Much worse to come, indeed. I’ve never been a sports fan, but I’ve been a fan of good sports writing, especially when it didn’t have much to do with sports.
And I wish I’d caught Deadspin‘s act before it turned into a vulture capitalist’s turd.
The backyard maple is giving up the ghost, just in time for Halloween.
Elections should not be held as the days grow shorter, darker and colder.

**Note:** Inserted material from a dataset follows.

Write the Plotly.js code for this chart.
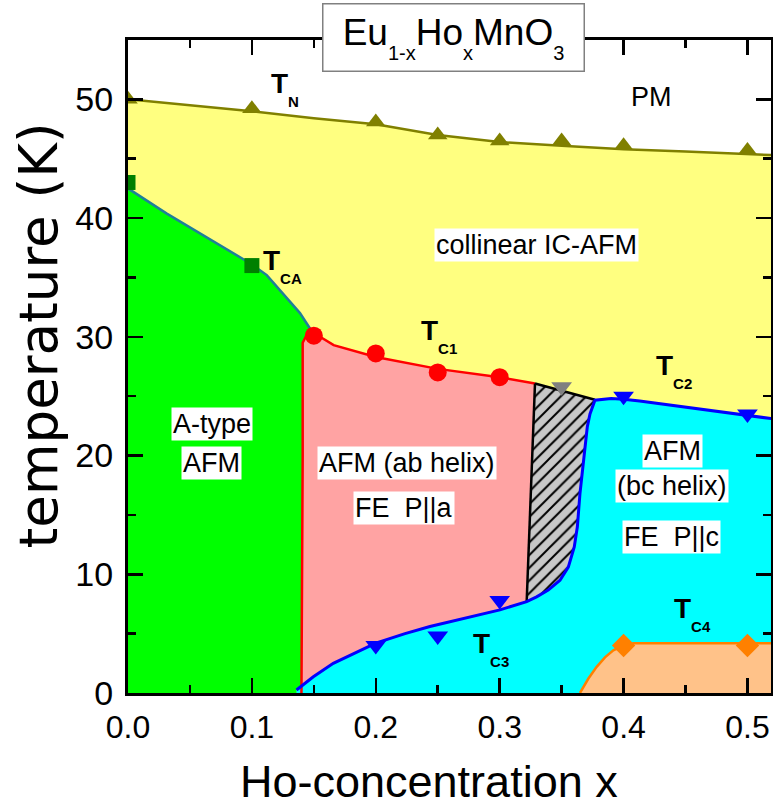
<!DOCTYPE html>
<html>
<head>
<meta charset="utf-8">
<script src="https://cdn.plot.ly/plotly-3.0.1.min.js"></script>
<style>html,body{margin:0;padding:0;background:#fff;}</style>
</head>
<body>
<div id="chart" style="width:773px;height:809px;"></div>
<script>
// ---- measured data points ----
const tnX = [0, 0.1, 0.2, 0.25, 0.3, 0.35, 0.4, 0.5];
const tnY = [50.0, 49.2, 48.1, 47.0, 46.5, 46.5, 46.1, 45.7];
const tcaX = [0, 0.1];
const tcaY = [43.0, 36.0];
const tc1X = [0.15, 0.2, 0.25, 0.3];
const tc1Y = [30.1, 28.6, 27.0, 26.6];
const tc2X = [0.4, 0.5];
const tc2Y = [25.0, 23.5];
const tcGrayX = [0.35];
const tcGrayY = [25.8];
const tc3X = [0.2, 0.25, 0.3];
const tc3Y = [4.0, 4.8, 7.8];
const tc4X = [0.4, 0.5];
const tc4Y = [4.0, 4.0];

// ---- phase boundary curves ----
const tnLineX = [0, 0.05, 0.1, 0.15, 0.2, 0.25, 0.3, 0.35, 0.4, 0.45, 0.5, 0.52];
const tnLineY = [50.0, 49.5, 49.0, 48.4, 47.9, 47.0, 46.4, 46.1, 45.8, 45.6, 45.4, 45.3];
const tcaLineX = [0, 0.031, 0.0985, 0.112, 0.1254, 0.1388, 0.1469];
const tcaLineY = [42.5, 40.4, 36.2, 35.2, 33.6, 32.0, 30.7];
const vertLineX = [0.1469, 0.141, 0.141, 0.1405, 0.140];
const vertLineY = [30.7, 29.5, 20, 12, 0];
const tc1LineX = [0.1469, 0.155, 0.166, 0.2, 0.25, 0.3, 0.3285];
const tc1LineY = [30.7, 30.0, 29.3, 28.3, 27.3, 26.6, 26.07];
const hatchLeftX = [0.3285, 0.3218];
const hatchLeftY = [26.07, 7.7];
const hatchTopX = [0.3285, 0.3769];
const hatchTopY = [26.07, 24.7];
const tc3LineX = [0.136, 0.1496, 0.1657, 0.2, 0.2236, 0.2437, 0.3002, 0.3218];
const tc3LineY = [0.25, 1.37, 2.5, 4.2, 5.0, 5.6, 7.0, 7.7];
const hatchRightX = [0.3218, 0.3298, 0.3392, 0.3487, 0.3554, 0.3602, 0.3627, 0.3648, 0.3675, 0.3707, 0.3729, 0.3769];
const hatchRightY = [7.7, 8.1, 8.67, 9.5, 10.6, 12.3, 14.0, 16.8, 19.6, 22.4, 23.5, 24.66];
const tc2LineX = [0.3769, 0.39, 0.4, 0.413, 0.45, 0.5, 0.52];
const tc2LineY = [24.66, 24.8, 24.75, 24.6, 24.1, 23.4, 23.1];
const tc4LineX = [0.3648, 0.3715, 0.3783, 0.385, 0.3917, 0.4, 0.408, 0.52];
const tc4LineY = [0, 1.2, 2.2, 3.0, 3.6, 4.0, 4.2, 4.2];

const xMax = 0.519;
const rev = a => a.slice().reverse();

// ---- polygons built from the boundaries ----
const yellowX = tnLineX.concat([tnLineX[tnLineX.length-1], 0]);
const yellowY = tnLineY.concat([0, 0]);
const greenX = [0].concat(tcaLineX, vertLineX.slice(1));
const greenY = [0].concat(tcaLineY, vertLineY.slice(1));
const pinkX = vertLineX.concat([hatchLeftX[1]], rev(hatchLeftX), rev(tc1LineX));
const pinkY = vertLineY.concat([0], rev(hatchLeftY), rev(tc1LineY));
const cyanX = tc3LineX.concat(hatchRightX.slice(1), tc2LineX.slice(1), [xMax, tc3LineX[0]]);
const cyanY = tc3LineY.concat(hatchRightY.slice(1), tc2LineY.slice(1), [0, 0]);
const orangeX = tc4LineX.concat([xMax]);
const orangeY = tc4LineY.concat([0]);
const hatchX = hatchLeftX.concat(hatchRightX.slice(1), rev(hatchTopX));
const hatchY = hatchLeftY.concat(hatchRightY.slice(1), rev(hatchTopY));
const blueLineX = tc3LineX.concat(hatchRightX.slice(1), tc2LineX.slice(1));
const blueLineY = tc3LineY.concat(hatchRightY.slice(1), tc2LineY.slice(1));

function poly(x, y, color, extra) {
  return Object.assign({x: x, y: y, mode: 'lines', fill: 'toself', fillcolor: color,
    line: {width: 0, color: color}, hoverinfo: 'skip', showlegend: false}, extra || {});
}
function line(x, y, color, w) {
  return {x: x, y: y, mode: 'lines', line: {color: color, width: w || 2.5}, hoverinfo: 'skip', showlegend: false};
}
function pts(x, y, sym, color, size) {
  return {x: x, y: y, mode: 'markers', marker: {symbol: sym, color: color, size: size, line: {width: 0}}, showlegend: false};
}

const traces = [
  poly(yellowX, yellowY, '#ffff80'),
  poly(greenX, greenY, '#00ff00'),
  poly(pinkX, pinkY, '#ffa3a3'),
  poly(cyanX, cyanY, '#00ffff'),
  poly(orangeX, orangeY, '#ffc289'),
  poly(hatchX, hatchY, '#c8c8c8', {fillpattern: {shape: '/', bgcolor: '#c8c8c8', fgcolor: '#000000', size: 9, solidity: 0.22}}),
  line(tnLineX, tnLineY, '#808000', 2.5),
  line(tcaLineX, tcaLineY, '#1f7f99', 2.5),
  line(vertLineX, vertLineY, '#ff0000', 2.5),
  line(tc1LineX, tc1LineY, '#ff0000', 2.5),
  line(hatchLeftX, hatchLeftY, '#000000', 2.5),
  line(hatchTopX, hatchTopY, '#000000', 2.5),
  line(blueLineX, blueLineY, '#0000ff', 3),
  line(tc4LineX, tc4LineY, '#ff8000', 2.5),
  pts(tnX, tnY, 'triangle-up', '#808000', 17),
  pts(tcaX, tcaY, 'square', '#008000', 15),
  pts(tc1X, tc1Y, 'circle', '#ff0000', 18),
  pts(tcGrayX, tcGrayY, 'triangle-down', '#808080', 18),
  pts(tc2X, tc2Y, 'triangle-down', '#0000ff', 18),
  pts(tc3X, tc3Y, 'triangle-down', '#0000ff', 18),
  pts(tc4X, tc4Y, 'diamond', '#ff8000', 18)
];

// ---- labels ----
const FONT = 'Liberation Sans, Arial, sans-serif';
const xTitle = 'Ho-concentration x';
const yTitle = 'temperature (K)';
function px2x(p) { return (p - 128) / 1239; }
function px2y(p) { return (693 - p) / 11.88; }
function boxLabel(text, cx, cy) {
  return {x: px2x(cx), y: px2y(cy), xref: 'x', yref: 'y', text: text, showarrow: false,
    font: {family: FONT, size: 27, color: '#000'}, bgcolor: '#ffffff', borderpad: 1, xanchor: 'center', yanchor: 'middle'};
}
function tLabel(sub, left, capTop) {
  return {x: px2x(left), y: px2y(capTop - 6), xref: 'x', yref: 'y', showarrow: false,
    text: '<b>T<span style="font-size:15px;baseline-shift:-14px">' + sub + '</span></b>',
    font: {family: FONT, size: 28, color: '#000'}, xanchor: 'left', yanchor: 'top', borderpad: 0};
}
const SUB = s => '<span style="font-size:20px;baseline-shift:-15px">' + s + '</span>';

const annotations = [
  {xref: 'paper', yref: 'paper', x: (453.5 - 128) / 643, y: (693 - 38) / 653, xanchor: 'center', yanchor: 'middle',
   showarrow: false, text: 'Eu' + SUB('1-x') + 'Ho' + SUB('x') + 'MnO' + SUB('3'),
   font: {family: FONT, size: 37, color: '#000'}, bgcolor: '#ffffff', bordercolor: '#808080', borderwidth: 1.5,
   width: 258, height: 64, borderpad: 1, valign: 'middle'},
  {xref: 'paper', yref: 'paper', x: (428.5 - 128) / 643, y: (693 - 781) / 653, xanchor: 'center', yanchor: 'middle',
   showarrow: false, text: xTitle, font: {family: FONT, size: 45, color: '#000'}, borderpad: 0},
  {xref: 'paper', yref: 'paper', x: (37.5 - 128) / 643, y: (693 - 336) / 653, xanchor: 'center', yanchor: 'middle',
   showarrow: false, textangle: -90, text: yTitle, font: {family: 'DejaVu Sans, sans-serif', size: 53, color: '#000'}},
  {x: px2x(652), y: px2y(97), xref: 'x', yref: 'y', text: 'PM', showarrow: false,
   font: {family: FONT, size: 27, color: '#000'}},
  boxLabel('collinear IC-AFM', 537, 245),
  boxLabel('A-type', 212, 424),
  boxLabel('AFM', 212, 463),
  boxLabel('AFM (ab helix)', 407, 463),
  boxLabel('FE  P||a', 404, 508),
  boxLabel('AFM', 673, 451),
  boxLabel('(bc helix)', 672, 486),
  boxLabel('FE  P||c', 672, 537),
  tLabel('N', 270, 73),
  tLabel('CA', 262, 250),
  tLabel('C1', 420, 320),
  tLabel('C2', 655, 355),
  tLabel('C3', 472, 633),
  tLabel('C4', 673, 598)
];

const axisCommon = {
  showline: true, linecolor: '#000', linewidth: 3, mirror: 'ticks',
  ticks: 'inside', ticklen: 15, tickwidth: 2.5, tickcolor: '#000',
  showgrid: false, zeroline: false
};

const layout = {
  width: 773, height: 809,
  margin: {l: 128, r: 2, t: 40, b: 116},
  paper_bgcolor: '#fff', plot_bgcolor: '#fff',
  showlegend: false,
  xaxis: Object.assign({}, axisCommon, {
    range: [0, xMax], tickmode: 'linear', tick0: 0, dtick: 0.1, tickformat: '.1f',
    tickfont: {family: FONT, size: 32, color: '#000'}, ticklabelstandoff: 4,
    minor: {ticks: 'inside', ticklen: 8, tickwidth: 2.5, tickcolor: '#000', dtick: 0.05, showgrid: false}
  }),
  yaxis: Object.assign({}, axisCommon, {
    range: [0, 55], tickmode: 'linear', tick0: 0, dtick: 10,
    tickfont: {family: FONT, size: 34, color: '#000'}, ticklabelstandoff: 5,
    minor: {ticks: 'inside', ticklen: 8, tickwidth: 2.5, tickcolor: '#000', dtick: 5, showgrid: false}
  }),
  annotations: annotations
};

Plotly.newPlot('chart', traces, layout, {displayModeBar: false, staticPlot: true});
</script>
</body>
</html>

One is not inclined toward optimism or fellowship as the furnace begins clicking, on and off, on and off. Our better selves are very much not in evidence. What we’re thinking about is not how we might strive together to build a brighter future, but rather which of our neighbors we would kill and eat first when the power goes out, the grocery stores have been stripped of toothsome tidbits, and the backyard gardens have been grazed down to the bedrock.
Which is the scenic route toward saying, yeah, I punched the buttons that activate the Compound’s heating systems last night. Also, and moreover, I am wearing pants this morning. The horror … the horror.
But at least I am in my own house, unlike at least one of my people out in Santa Rosa. My man Merrill has fled south to his brother’s pad in Hell A, which may be called an improvement only because Hell A is not currently on the barbie. Yet.
When last heard from, Mayor Chris was sheltering in place and continuing his bid to become Commissioner Chris. More from that smoke-filled room as I hear it.
One wonders about the mood of the electorate in Sonoma County. If PG&E were a candidate for anything other than a vigorous tarring and feathering I would predict a massive beating that would make Nixon-McGovern look like a friendly rub-and-tug in a Healdsburg hot tub.
But who knows? The People are a fickle bunch, and winter is coming. They might just elect PG&E president.